Saturday, January 3, 2009

2008 Windsurfing Review

Last year I revealed myself as an obsessive compulsive record keeper when I posted a statistical analysis of my 2007 windsurfing sessions. Well, I've done more or less the same thing for my 2008 sessions, though I've experimented with some different ways of presenting the data.

Highlights and Trends-

1) 133 windsurfing sessions, not counting 5 times I just instructed. This is down from 154 sessions in 2007. I attribute the drop to dissertation writing, traveling, meteorological conditions, and a slight increase in wind-snobbery. Most of my sessions were shortboard sessions on 7.0 or smaller sails, but about a third were longboard sessions, which were also fun. On any given day, there was a 36% chance that I would windsurf at all, a 24% chance that I would ride a shortboard, and an 8% chance that I would ride a shortboard smaller than 100 liters. That works out to windsurfing once every 3 days, shortboarding once every 4 days, and high-wind shortboarding every 13 days, on average.


2) I started and ended the year with 3 boards and 6 sails, but there was some turnover. In the spring, I updated my highwind shortboard from a ProTech ATC (77 l) to an F2 Style 250 (87 l), and replaced my 6.9 and 8.5 Ezzy sails with 6.6 and 7.8 Aerotech sails.
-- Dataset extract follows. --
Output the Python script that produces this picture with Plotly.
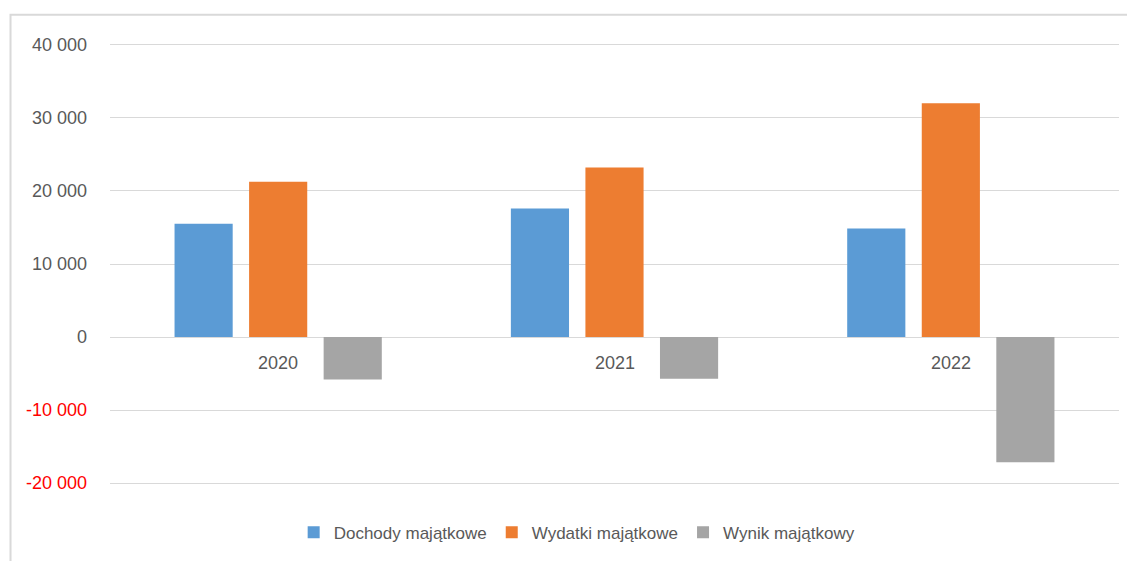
import plotly.graph_objects as go

years = ["2020", "2021", "2022"]
dochody = [15500, 17600, 14850]
wydatki = [21250, 23200, 32000]
wynik = [-5800, -5700, -17150]
series_names = ["Dochody majątkowe", "Wydatki majątkowe", "Wynik majątkowy"]
colors = ["#5B9BD5", "#ED7D31", "#A5A5A5"]
tick_vals = [-20000, -10000, 0, 10000, 20000, 30000, 40000]
tick_text = ['<span style="color:#FF0000">-20 000</span>',
             '<span style="color:#FF0000">-10 000</span>',
             "0", "10 000", "20 000", "30 000", "40 000"]

FONT = "Liberation Sans Narrow, Arial Narrow, Liberation Sans, Arial, sans-serif"

fig = go.Figure()
for name, vals, col in zip(series_names, [dochody, wydatki, wynik], colors):
    fig.add_trace(go.Bar(x=years, y=vals, name=name, marker=dict(color=col, line=dict(width=0))))

for i, yr in enumerate(years):
    fig.add_annotation(x=i, y=0, xref="x", yref="y", text=yr, showarrow=False,
                       yanchor="top", yshift=-14, font=dict(family=FONT, size=18, color="#595959"))

# outer chart border (paper coords relative to plot area)
fig.add_shape(type="rect", xref="paper", yref="paper", x0=-0.0986, x1=1.2, y0=-0.4, y1=1.0615,
              line=dict(color="#D9D9D9", width=2), layer="below")

fig.update_layout(
    width=1135, height=561,
    margin=dict(l=102, r=24, t=34, b=83),
    paper_bgcolor="white", plot_bgcolor="white",
    barmode="group", bargap=0.335, bargroupgap=0.22,
    font=dict(family=FONT, size=18, color="#595959"),
    xaxis=dict(type="category", range=[-0.5, 2.5], showticklabels=False, showgrid=False,
               showline=False, zeroline=False, ticks=""),
    yaxis=dict(range=[-20400, 40400], tickvals=tick_vals, ticktext=tick_text,
               showgrid=True, gridcolor="#D9D9D9", gridwidth=1, zeroline=True,
               zerolinecolor="#D9D9D9", zerolinewidth=1, showline=False, ticks="",
               ticklabelstandoff=22, tickfont=dict(family=FONT, size=18, color="#595959")),
    legend=dict(orientation="h", x=0.463, xanchor="center", y=-0.105, yanchor="middle",
                font=dict(family=FONT, size=17, color="#595959"), itemwidth=30,
                traceorder="normal", bgcolor="rgba(0,0,0,0)"),
    showlegend=True,
)

fig.write_html("out.html")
In the summer, I had a fling with a Fanatic Ultra Cat longboard, but sold it and kept my trusty Kona longboard. In the fall I sold my Fanatic Skate 63 (114 l) and got a brand new Exocet Cross (106 l). The boards currently in my quiver are in bold in the table below.


3) I sailed from 26 different beaches in 5 geographic regions.


Each region had its own character in terms of weather. The most extreme and variable winds and temperatures were in the winter and springtime in the Chesapeake Bay and Outer Banks.


The temperature chart shows some cold days in August, corresponding with windsurfing in chilly Puget Sound during my post-PhD trip home to Olympia, WA. A pair of windy sessions around the same time reflect my trip to The Columbia River Gorge.


4) Every session was a blessing in its own way, but there were five that really stood out for having especially thrilling, satisfying, and/or spiritual qualities.

Feb 10th - A nuclear W wind solo session on 3.5 at Carmines Island, VA.
Jun 13th - Perfect summertime SE wind and swells at York River Seafood, in the good company of my friends Sam and Heather.
Aug 8th - A brisk SW wind from the Pacific let me go on a long longboard journey through the Eld Inlet fjord and around to Budd Inlet, where I could see the WA State Capitol building and snow-capped Mount Rainier.
Aug 12th - It was 20-30 knots at Doug's Beach in the Gorge. There was the smell of desert dust and sage, and the invigorating majesty of the rock cliffs and roaring swell-trains.
Sep 24th - The biggest, smoothest waves I've ever sailed, in 25 knots of warm NE wind at the Fort Pierce Jetty.

All in all, 2008 was a fantastic year of freedom and adventures, both on and off the water. I count myself a dang lucky guy. :D


Outdrsmn said...

Wow!! And I thought you were obsessive with last years report;)

I'm already looking forward to the multi media presentation for 2009. With no dissertation eating up your time I expect it will be extensive. Maybe you should look into getting yourself an assistant. You really should have someone to track and compile all the data for you. That way you will have more TOW.

Here's to many a Fresh Breeze in 09.

PeconicPuffin said...

Wonderful. You don't disappoint!

Congratulations on 130 days of windsurfing! I got 82 in 2008, compared to 130 in 2007...we suffered from poor winds last year.

Frank said...

Hi James, In your data I noticed you didn't mention sail models only size. My quiver has full race sails in large sizes (11.5 9.8 8.3) and twin cam 7.0 then full batten RAF 6.0 then wave (5.0 4.2 3.7). 9.8 to 6.0 are used most. Have you noticed over lap when the type change as well as size.


James Douglass said...

Outdrsmn- Ha ha. :P Yeah, next year maybe I'll have my lab assistant prepare a powerpoint lecture with equations and stuff.

Puffin Michael- Yeah, I heard you guys really got skunked this summer in the Northeast. There were a few slow streches in the south, but looking back on the my data I can't say there were any long skunking spells.

Frank- Well, all my sails are camless freeride or wave sails, so I think the sizes sailed are a pretty good indicator of the conditions, with no abrupt jumps in size or major overlaps. There are some weirdnesses, though, like the fact that I sometime use my largest sail (7.8) from almost zero wind, up to wind gusting over 20, as in the inlet to inlet regatta. Also, I'll sometimes use multiple sails in a single session. I record all that, but for the data analysis I only focus on the "main" sail that I used for the definitive part of the session.

George Markopoulos said...

being an accountant, i thought I was detail oriented.